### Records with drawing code
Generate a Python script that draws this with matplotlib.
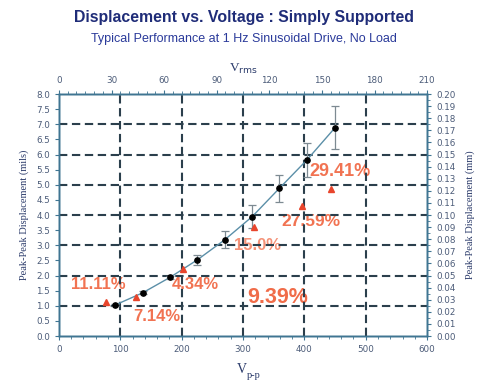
import matplotlib
matplotlib.use('Agg')
import matplotlib.pyplot as plt
from matplotlib.ticker import MultipleLocator

# measured displacement (mils) vs peak-peak voltage
vpp = [91, 136.5, 181, 225.6, 270, 315, 359, 404, 450]
disp = [1.02, 1.43, 1.94, 2.52, 3.18, 3.95, 4.88, 5.82, 6.89]
disp_err = [0.03, 0.05, 0.06, 0.16, 0.28, 0.38, 0.45, 0.55, 0.72]

# second series (red triangles)
tri_vpp = [76.6, 125, 201.8, 318, 395.9, 443]
tri_disp = [1.12, 1.29, 2.21, 3.61, 4.29, 4.87]

# percentage labels: text, x, y
pct_text = ["11.11%", "7.14%", "4.34%", "15.0%", "27.59%", "29.41%", "9.39%"]
pct_x = [63.6, 160, 223, 324, 411, 458, 357]
pct_y = [1.69, 0.66, 1.69, 2.98, 3.80, 5.45, 1.29]
pct_size = [12, 12, 12, 12, 12.5, 13, 15.5]
pct_alpha = [0.9, 0.9, 0.9, 0.7, 0.9, 0.9, 0.95]

navy = '#1f2c78'
spine_c = '#3f7592'
tick_c = '#4b5b78'
label_c = '#2a3a6a'
red = '#e8452c'
orange = '#f0643f'

fig = plt.figure(figsize=(4.87, 3.81), dpi=100)
ax = fig.add_axes([0.121, 0.118, 0.756, 0.635])

ax.set_xlim(0, 600)
ax.set_ylim(0, 8.0)

# dashed grid
for gx in [100, 200, 300, 400, 500]:
    ax.axvline(gx, color='#2b3f4c', lw=1.5, ls=(0, (4, 2.2)), zorder=3)
for gy in [1, 2, 3, 4, 5, 6, 7]:
    ax.axhline(gy, color='#2b3f4c', lw=1.5, ls=(0, (4, 2.2)), zorder=3)

# percentage text sits under the grid
for t, x, y, s, a in zip(pct_text, pct_x, pct_y, pct_size, pct_alpha):
    ax.text(x, y, t, color=orange, fontsize=s, fontweight='bold',
            ha='center', va='center', family='Liberation Sans', zorder=2, alpha=a)

ax.plot(vpp, disp, color='#5b8fa8', lw=1.0, zorder=4)
ax.errorbar(vpp, disp, yerr=disp_err, fmt='none', ecolor='#7d8a92',
            elinewidth=0.9, capsize=3, capthick=0.9, zorder=4)
ax.plot(vpp, disp, 'o', color='black', ms=3.8, zorder=5)
ax.plot(tri_vpp, tri_disp, '^', color=red, ms=5, zorder=5)

# bottom / left axes
ax.xaxis.set_major_locator(MultipleLocator(100))
ax.xaxis.set_minor_locator(MultipleLocator(20))
ax.yaxis.set_major_locator(MultipleLocator(0.5))
ax.yaxis.set_major_formatter(plt.FormatStrFormatter('%.1f'))
ax.tick_params(axis='both', which='major', labelsize=6.3, colors=spine_c,
               labelcolor=tick_c, length=3, width=0.8, direction='out')
ax.tick_params(axis='both', which='minor', colors=spine_c, length=2, width=0.6)
for sp in ax.spines.values():
    sp.set_color(spine_c)
    sp.set_linewidth(1.0)

ax.set_ylabel('Peak-Peak Displacement (mils)', family='Liberation Serif',
              fontsize=7.5, color=label_c, labelpad=5)

# V p-p label below the bottom axis
fig.text(0.507, 0.022, 'V', family='Liberation Serif', fontsize=10,
         color=label_c, ha='right', va='baseline')
fig.text(0.507, 0.009, 'p-p', family='Liberation Serif', fontsize=7.5,
         color=label_c, ha='left', va='baseline')

# top axis: Vrms
axt = ax.twiny()
axt.set_xlim(0, 210)
axt.xaxis.set_major_locator(MultipleLocator(30))
axt.xaxis.set_minor_locator(MultipleLocator(5))
axt.tick_params(axis='x', which='major', labelsize=6.3, colors=spine_c,
                labelcolor=tick_c, length=3, width=0.8)
axt.tick_params(axis='x', which='minor', colors=spine_c, length=2, width=0.6)
axt.set_xlabel(r'V$_{\rm rms}$', family='Liberation Serif', fontsize=9.5,
               color=label_c, labelpad=3)

# right axis: mm
axr = ax.twinx()
axr.set_ylim(0, 0.20)
axr.yaxis.set_major_locator(MultipleLocator(0.01))
axr.yaxis.set_minor_locator(MultipleLocator(0.005))
axr.yaxis.set_major_formatter(plt.FormatStrFormatter('%.2f'))
axr.tick_params(axis='y', which='major', labelsize=6.3, colors=spine_c,
                labelcolor=tick_c, length=3, width=0.8)
axr.tick_params(axis='y', which='minor', colors=spine_c, length=2, width=0.6)
axr.set_ylabel('Peak-Peak Displacement (mm)', family='Liberation Serif',
               fontsize=7.5, color=label_c, labelpad=7)
for a in (axt, axr):
    for sp in a.spines.values():
        sp.set_color(spine_c)
        sp.set_linewidth(1.0)

fig.text(0.5, 0.953, 'Displacement vs. Voltage : Simply Supported', ha='center',
         va='center', fontsize=11.4, fontweight='bold', color=navy, family='Liberation Sans')
fig.text(0.5, 0.897, 'Typical Performance at 1 Hz Sinusoidal Drive, No Load', ha='center',
         va='center', fontsize=9, color='#2a3a9a', family='Liberation Sans')

fig.savefig('out.png', dpi=100)
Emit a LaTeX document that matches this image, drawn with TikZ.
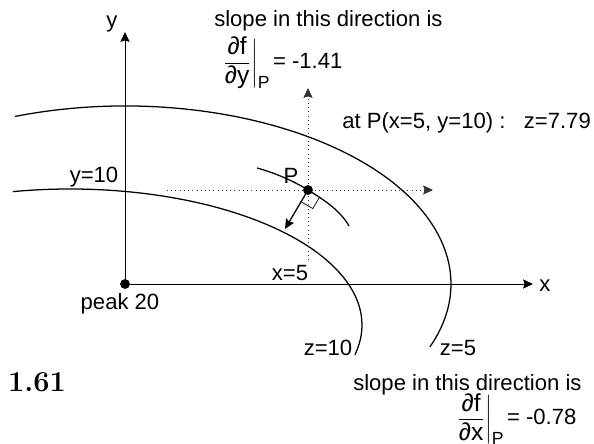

### What to produce
Copy the records above exactly, leaving out every picture.

### Response to the task
Generate a Python script that draws this with matplotlib.
import matplotlib
matplotlib.use('Agg')
import matplotlib.pyplot as plt
from matplotlib.ticker import MultipleLocator

# measured displacement (mils) vs peak-peak voltage
vpp = [91, 136.5, 181, 225.6, 270, 315, 359, 404, 450]
disp = [1.02, 1.43, 1.94, 2.52, 3.18, 3.95, 4.88, 5.82, 6.89]
disp_err = [0.03, 0.05, 0.06, 0.16, 0.28, 0.38, 0.45, 0.55, 0.72]

# second series (red triangles)
tri_vpp = [76.6, 125, 201.8, 318, 395.9, 443]
tri_disp = [1.12, 1.29, 2.21, 3.61, 4.29, 4.87]

# percentage labels: text, x, y
pct_text = ["11.11%", "7.14%", "4.34%", "15.0%", "27.59%", "29.41%", "9.39%"]
pct_x = [63.6, 160, 223, 324, 411, 458, 357]
pct_y = [1.69, 0.66, 1.69, 2.98, 3.80, 5.45, 1.29]
pct_size = [12, 12, 12, 12, 12.5, 13, 15.5]
pct_alpha = [0.9, 0.9, 0.9, 0.7, 0.9, 0.9, 0.95]

navy = '#1f2c78'
spine_c = '#3f7592'
tick_c = '#4b5b78'
label_c = '#2a3a6a'
red = '#e8452c'
orange = '#f0643f'

fig = plt.figure(figsize=(4.87, 3.81), dpi=100)
ax = fig.add_axes([0.121, 0.118, 0.756, 0.635])

ax.set_xlim(0, 600)
ax.set_ylim(0, 8.0)

# dashed grid
for gx in [100, 200, 300, 400, 500]:
    ax.axvline(gx, color='#2b3f4c', lw=1.5, ls=(0, (4, 2.2)), zorder=3)
for gy in [1, 2, 3, 4, 5, 6, 7]:
    ax.axhline(gy, color='#2b3f4c', lw=1.5, ls=(0, (4, 2.2)), zorder=3)

# percentage text sits under the grid
for t, x, y, s, a in zip(pct_text, pct_x, pct_y, pct_size, pct_alpha):
    ax.text(x, y, t, color=orange, fontsize=s, fontweight='bold',
            ha='center', va='center', family='Liberation Sans', zorder=2, alpha=a)

ax.plot(vpp, disp, color='#5b8fa8', lw=1.0, zorder=4)
ax.errorbar(vpp, disp, yerr=disp_err, fmt='none', ecolor='#7d8a92',
            elinewidth=0.9, capsize=3, capthick=0.9, zorder=4)
ax.plot(vpp, disp, 'o', color='black', ms=3.8, zorder=5)
ax.plot(tri_vpp, tri_disp, '^', color=red, ms=5, zorder=5)

# bottom / left axes
ax.xaxis.set_major_locator(MultipleLocator(100))
ax.xaxis.set_minor_locator(MultipleLocator(20))
ax.yaxis.set_major_locator(MultipleLocator(0.5))
ax.yaxis.set_major_formatter(plt.FormatStrFormatter('%.1f'))
ax.tick_params(axis='both', which='major', labelsize=6.3, colors=spine_c,
               labelcolor=tick_c, length=3, width=0.8, direction='out')
ax.tick_params(axis='both', which='minor', colors=spine_c, length=2, width=0.6)
for sp in ax.spines.values():
    sp.set_color(spine_c)
    sp.set_linewidth(1.0)

ax.set_ylabel('Peak-Peak Displacement (mils)', family='Liberation Serif',
              fontsize=7.5, color=label_c, labelpad=5)

# V p-p label below the bottom axis
fig.text(0.507, 0.022, 'V', family='Liberation Serif', fontsize=10,
         color=label_c, ha='right', va='baseline')
fig.text(0.507, 0.009, 'p-p', family='Liberation Serif', fontsize=7.5,
         color=label_c, ha='left', va='baseline')

# top axis: Vrms
axt = ax.twiny()
axt.set_xlim(0, 210)
axt.xaxis.set_major_locator(MultipleLocator(30))
axt.xaxis.set_minor_locator(MultipleLocator(5))
axt.tick_params(axis='x', which='major', labelsize=6.3, colors=spine_c,
                labelcolor=tick_c, length=3, width=0.8)
axt.tick_params(axis='x', which='minor', colors=spine_c, length=2, width=0.6)
axt.set_xlabel(r'V$_{\rm rms}$', family='Liberation Serif', fontsize=9.5,
               color=label_c, labelpad=3)

# right axis: mm
axr = ax.twinx()
axr.set_ylim(0, 0.20)
axr.yaxis.set_major_locator(MultipleLocator(0.01))
axr.yaxis.set_minor_locator(MultipleLocator(0.005))
axr.yaxis.set_major_formatter(plt.FormatStrFormatter('%.2f'))
axr.tick_params(axis='y', which='major', labelsize=6.3, colors=spine_c,
                labelcolor=tick_c, length=3, width=0.8)
axr.tick_params(axis='y', which='minor', colors=spine_c, length=2, width=0.6)
axr.set_ylabel('Peak-Peak Displacement (mm)', family='Liberation Serif',
               fontsize=7.5, color=label_c, labelpad=7)
for a in (axt, axr):
    for sp in a.spines.values():
        sp.set_color(spine_c)
        sp.set_linewidth(1.0)

fig.text(0.5, 0.953, 'Displacement vs. Voltage : Simply Supported', ha='center',
         va='center', fontsize=11.4, fontweight='bold', color=navy, family='Liberation Sans')
fig.text(0.5, 0.897, 'Typical Performance at 1 Hz Sinusoidal Drive, No Load', ha='center',
         va='center', fontsize=9, color='#2a3a9a', family='Liberation Sans')

fig.savefig('out.png', dpi=100)
Emit a LaTeX document that matches this image, drawn with TikZ.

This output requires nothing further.